Task directions -
Exactly as written, retype the listing below, omitting the pictures.
** Start Data provided **
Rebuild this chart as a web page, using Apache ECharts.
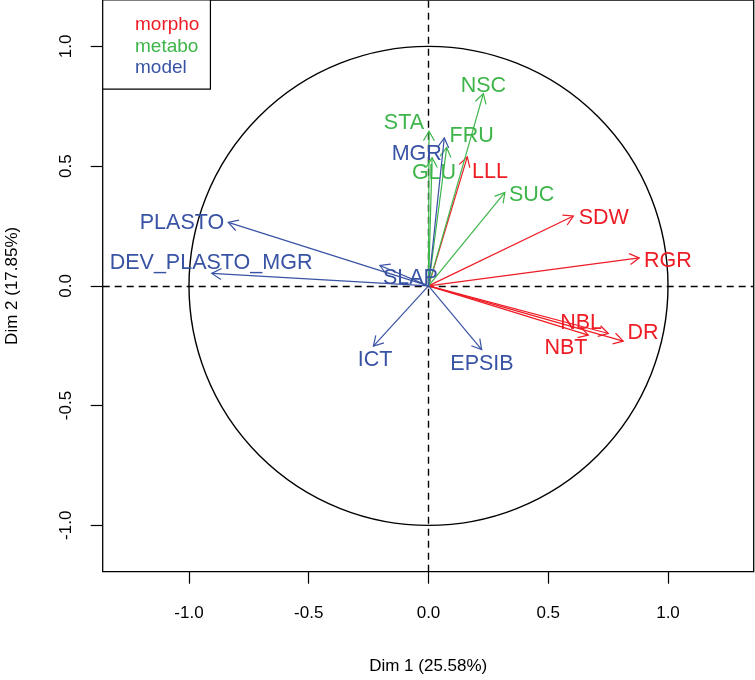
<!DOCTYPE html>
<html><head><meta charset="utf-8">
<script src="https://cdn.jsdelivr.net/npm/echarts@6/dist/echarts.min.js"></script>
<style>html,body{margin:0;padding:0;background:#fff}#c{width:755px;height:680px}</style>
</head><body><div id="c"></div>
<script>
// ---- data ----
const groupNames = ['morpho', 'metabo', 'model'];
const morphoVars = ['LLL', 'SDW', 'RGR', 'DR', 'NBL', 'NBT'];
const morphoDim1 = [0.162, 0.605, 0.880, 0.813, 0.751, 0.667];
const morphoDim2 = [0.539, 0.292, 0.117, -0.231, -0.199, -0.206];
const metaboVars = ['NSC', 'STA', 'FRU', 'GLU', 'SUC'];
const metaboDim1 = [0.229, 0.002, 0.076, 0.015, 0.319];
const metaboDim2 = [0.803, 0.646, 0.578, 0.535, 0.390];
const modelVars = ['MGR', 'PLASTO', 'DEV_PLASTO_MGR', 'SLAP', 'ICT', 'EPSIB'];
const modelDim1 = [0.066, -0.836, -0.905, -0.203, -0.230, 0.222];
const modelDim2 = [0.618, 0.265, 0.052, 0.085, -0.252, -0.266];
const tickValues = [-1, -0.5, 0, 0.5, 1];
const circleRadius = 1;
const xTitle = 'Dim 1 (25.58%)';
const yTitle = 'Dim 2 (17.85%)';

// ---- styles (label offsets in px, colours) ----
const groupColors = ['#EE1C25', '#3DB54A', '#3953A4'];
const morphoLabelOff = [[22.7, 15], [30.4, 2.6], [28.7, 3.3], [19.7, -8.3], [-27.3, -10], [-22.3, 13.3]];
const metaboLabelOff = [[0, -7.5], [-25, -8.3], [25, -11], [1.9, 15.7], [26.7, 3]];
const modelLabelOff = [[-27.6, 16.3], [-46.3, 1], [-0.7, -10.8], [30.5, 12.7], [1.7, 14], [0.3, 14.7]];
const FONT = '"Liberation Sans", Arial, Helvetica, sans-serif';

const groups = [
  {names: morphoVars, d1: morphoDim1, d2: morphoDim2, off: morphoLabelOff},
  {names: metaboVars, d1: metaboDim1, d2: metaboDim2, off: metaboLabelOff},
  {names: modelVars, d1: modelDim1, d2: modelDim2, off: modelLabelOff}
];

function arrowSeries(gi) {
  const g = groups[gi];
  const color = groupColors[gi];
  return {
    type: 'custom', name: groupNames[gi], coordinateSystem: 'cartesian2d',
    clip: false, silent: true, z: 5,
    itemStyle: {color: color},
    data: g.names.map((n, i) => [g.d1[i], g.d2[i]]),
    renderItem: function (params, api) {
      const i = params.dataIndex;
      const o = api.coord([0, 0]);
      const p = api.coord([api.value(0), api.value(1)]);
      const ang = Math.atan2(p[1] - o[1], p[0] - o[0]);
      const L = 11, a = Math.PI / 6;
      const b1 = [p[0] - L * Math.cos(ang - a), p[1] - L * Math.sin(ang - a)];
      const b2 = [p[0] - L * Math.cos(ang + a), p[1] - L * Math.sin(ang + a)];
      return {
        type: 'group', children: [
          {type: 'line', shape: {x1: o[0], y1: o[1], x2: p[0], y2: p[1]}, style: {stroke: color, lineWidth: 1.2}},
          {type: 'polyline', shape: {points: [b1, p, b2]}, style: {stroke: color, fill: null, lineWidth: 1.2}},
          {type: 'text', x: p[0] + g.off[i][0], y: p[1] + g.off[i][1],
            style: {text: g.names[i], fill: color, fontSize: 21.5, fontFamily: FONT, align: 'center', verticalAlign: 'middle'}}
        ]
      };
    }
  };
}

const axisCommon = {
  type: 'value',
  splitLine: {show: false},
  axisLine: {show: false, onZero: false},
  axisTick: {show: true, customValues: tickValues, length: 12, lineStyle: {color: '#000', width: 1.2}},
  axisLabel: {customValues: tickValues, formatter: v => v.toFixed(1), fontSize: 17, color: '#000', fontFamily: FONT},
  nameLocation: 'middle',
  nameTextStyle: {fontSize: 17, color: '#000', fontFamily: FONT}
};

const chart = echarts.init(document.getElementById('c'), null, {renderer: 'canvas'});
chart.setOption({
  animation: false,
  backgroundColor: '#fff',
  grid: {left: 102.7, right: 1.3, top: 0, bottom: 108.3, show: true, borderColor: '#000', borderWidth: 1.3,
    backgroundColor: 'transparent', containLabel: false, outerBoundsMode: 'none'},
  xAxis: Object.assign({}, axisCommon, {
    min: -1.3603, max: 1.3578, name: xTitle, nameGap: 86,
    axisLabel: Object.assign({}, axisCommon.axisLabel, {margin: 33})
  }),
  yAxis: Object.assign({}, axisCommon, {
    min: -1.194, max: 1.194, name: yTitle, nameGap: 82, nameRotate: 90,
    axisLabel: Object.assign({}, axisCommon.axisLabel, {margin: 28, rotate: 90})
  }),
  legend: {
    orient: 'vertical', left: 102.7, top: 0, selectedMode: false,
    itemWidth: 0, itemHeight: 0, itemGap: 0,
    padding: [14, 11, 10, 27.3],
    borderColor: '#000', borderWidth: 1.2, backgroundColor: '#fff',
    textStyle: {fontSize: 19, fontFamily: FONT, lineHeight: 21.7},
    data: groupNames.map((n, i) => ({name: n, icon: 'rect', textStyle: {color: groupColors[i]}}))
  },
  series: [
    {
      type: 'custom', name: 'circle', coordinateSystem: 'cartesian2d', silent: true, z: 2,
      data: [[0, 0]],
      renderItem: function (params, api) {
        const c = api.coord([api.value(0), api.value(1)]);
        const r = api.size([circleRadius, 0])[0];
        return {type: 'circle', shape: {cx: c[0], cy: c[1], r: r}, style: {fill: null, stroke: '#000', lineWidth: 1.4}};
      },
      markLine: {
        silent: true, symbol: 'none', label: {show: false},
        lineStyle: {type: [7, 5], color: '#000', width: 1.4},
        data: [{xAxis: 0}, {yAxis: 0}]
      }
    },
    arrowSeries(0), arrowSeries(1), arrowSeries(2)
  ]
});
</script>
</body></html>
** End Data provided **
Exercise answer -
Rebuild this chart as a web page, using Apache ECharts.
<!DOCTYPE html>
<html><head><meta charset="utf-8">
<script src="https://cdn.jsdelivr.net/npm/echarts@6/dist/echarts.min.js"></script>
<style>html,body{margin:0;padding:0;background:#fff}#c{width:755px;height:680px}</style>
</head><body><div id="c"></div>
<script>
// ---- data ----
const groupNames = ['morpho', 'metabo', 'model'];
const morphoVars = ['LLL', 'SDW', 'RGR', 'DR', 'NBL', 'NBT'];
const morphoDim1 = [0.162, 0.605, 0.880, 0.813, 0.751, 0.667];
const morphoDim2 = [0.539, 0.292, 0.117, -0.231, -0.199, -0.206];
const metaboVars = ['NSC', 'STA', 'FRU', 'GLU', 'SUC'];
const metaboDim1 = [0.229, 0.002, 0.076, 0.015, 0.319];
const metaboDim2 = [0.803, 0.646, 0.578, 0.535, 0.390];
const modelVars = ['MGR', 'PLASTO', 'DEV_PLASTO_MGR', 'SLAP', 'ICT', 'EPSIB'];
const modelDim1 = [0.066, -0.836, -0.905, -0.203, -0.230, 0.222];
const modelDim2 = [0.618, 0.265, 0.052, 0.085, -0.252, -0.266];
const tickValues = [-1, -0.5, 0, 0.5, 1];
const circleRadius = 1;
const xTitle = 'Dim 1 (25.58%)';
const yTitle = 'Dim 2 (17.85%)';

// ---- styles (label offsets in px, colours) ----
const groupColors = ['#EE1C25', '#3DB54A', '#3953A4'];
const morphoLabelOff = [[22.7, 15], [30.4, 2.6], [28.7, 3.3], [19.7, -8.3], [-27.3, -10], [-22.3, 13.3]];
const metaboLabelOff = [[0, -7.5], [-25, -8.3], [25, -11], [1.9, 15.7], [26.7, 3]];
const modelLabelOff = [[-27.6, 16.3], [-46.3, 1], [-0.7, -10.8], [30.5, 12.7], [1.7, 14], [0.3, 14.7]];
const FONT = '"Liberation Sans", Arial, Helvetica, sans-serif';

const groups = [
  {names: morphoVars, d1: morphoDim1, d2: morphoDim2, off: morphoLabelOff},
  {names: metaboVars, d1: metaboDim1, d2: metaboDim2, off: metaboLabelOff},
  {names: modelVars, d1: modelDim1, d2: modelDim2, off: modelLabelOff}
];

function arrowSeries(gi) {
  const g = groups[gi];
  const color = groupColors[gi];
  return {
    type: 'custom', name: groupNames[gi], coordinateSystem: 'cartesian2d',
    clip: false, silent: true, z: 5,
    itemStyle: {color: color},
    data: g.names.map((n, i) => [g.d1[i], g.d2[i]]),
    renderItem: function (params, api) {
      const i = params.dataIndex;
      const o = api.coord([0, 0]);
      const p = api.coord([api.value(0), api.value(1)]);
      const ang = Math.atan2(p[1] - o[1], p[0] - o[0]);
      const L = 11, a = Math.PI / 6;
      const b1 = [p[0] - L * Math.cos(ang - a), p[1] - L * Math.sin(ang - a)];
      const b2 = [p[0] - L * Math.cos(ang + a), p[1] - L * Math.sin(ang + a)];
      return {
        type: 'group', children: [
          {type: 'line', shape: {x1: o[0], y1: o[1], x2: p[0], y2: p[1]}, style: {stroke: color, lineWidth: 1.2}},
          {type: 'polyline', shape: {points: [b1, p, b2]}, style: {stroke: color, fill: null, lineWidth: 1.2}},
          {type: 'text', x: p[0] + g.off[i][0], y: p[1] + g.off[i][1],
            style: {text: g.names[i], fill: color, fontSize: 21.5, fontFamily: FONT, align: 'center', verticalAlign: 'middle'}}
        ]
      };
    }
  };
}

const axisCommon = {
  type: 'value',
  splitLine: {show: false},
  axisLine: {show: false, onZero: false},
  axisTick: {show: true, customValues: tickValues, length: 12, lineStyle: {color: '#000', width: 1.2}},
  axisLabel: {customValues: tickValues, formatter: v => v.toFixed(1), fontSize: 17, color: '#000', fontFamily: FONT},
  nameLocation: 'middle',
  nameTextStyle: {fontSize: 17, color: '#000', fontFamily: FONT}
};

const chart = echarts.init(document.getElementById('c'), null, {renderer: 'canvas'});
chart.setOption({
  animation: false,
  backgroundColor: '#fff',
  grid: {left: 102.7, right: 1.3, top: 0, bottom: 108.3, show: true, borderColor: '#000', borderWidth: 1.3,
    backgroundColor: 'transparent', containLabel: false, outerBoundsMode: 'none'},
  xAxis: Object.assign({}, axisCommon, {
    min: -1.3603, max: 1.3578, name: xTitle, nameGap: 86,
    axisLabel: Object.assign({}, axisCommon.axisLabel, {margin: 33})
  }),
  yAxis: Object.assign({}, axisCommon, {
    min: -1.194, max: 1.194, name: yTitle, nameGap: 82, nameRotate: 90,
    axisLabel: Object.assign({}, axisCommon.axisLabel, {margin: 28, rotate: 90})
  }),
  legend: {
    orient: 'vertical', left: 102.7, top: 0, selectedMode: false,
    itemWidth: 0, itemHeight: 0, itemGap: 0,
    padding: [14, 11, 10, 27.3],
    borderColor: '#000', borderWidth: 1.2, backgroundColor: '#fff',
    textStyle: {fontSize: 19, fontFamily: FONT, lineHeight: 21.7},
    data: groupNames.map((n, i) => ({name: n, icon: 'rect', textStyle: {color: groupColors[i]}}))
  },
  series: [
    {
      type: 'custom', name: 'circle', coordinateSystem: 'cartesian2d', silent: true, z: 2,
      data: [[0, 0]],
      renderItem: function (params, api) {
        const c = api.coord([api.value(0), api.value(1)]);
        const r = api.size([circleRadius, 0])[0];
        return {type: 'circle', shape: {cx: c[0], cy: c[1], r: r}, style: {fill: null, stroke: '#000', lineWidth: 1.4}};
      },
      markLine: {
        silent: true, symbol: 'none', label: {show: false},
        lineStyle: {type: [7, 5], color: '#000', width: 1.4},
        data: [{xAxis: 0}, {yAxis: 0}]
      }
    },
    arrowSeries(0), arrowSeries(1), arrowSeries(2)
  ]
});
</script>
</body></html>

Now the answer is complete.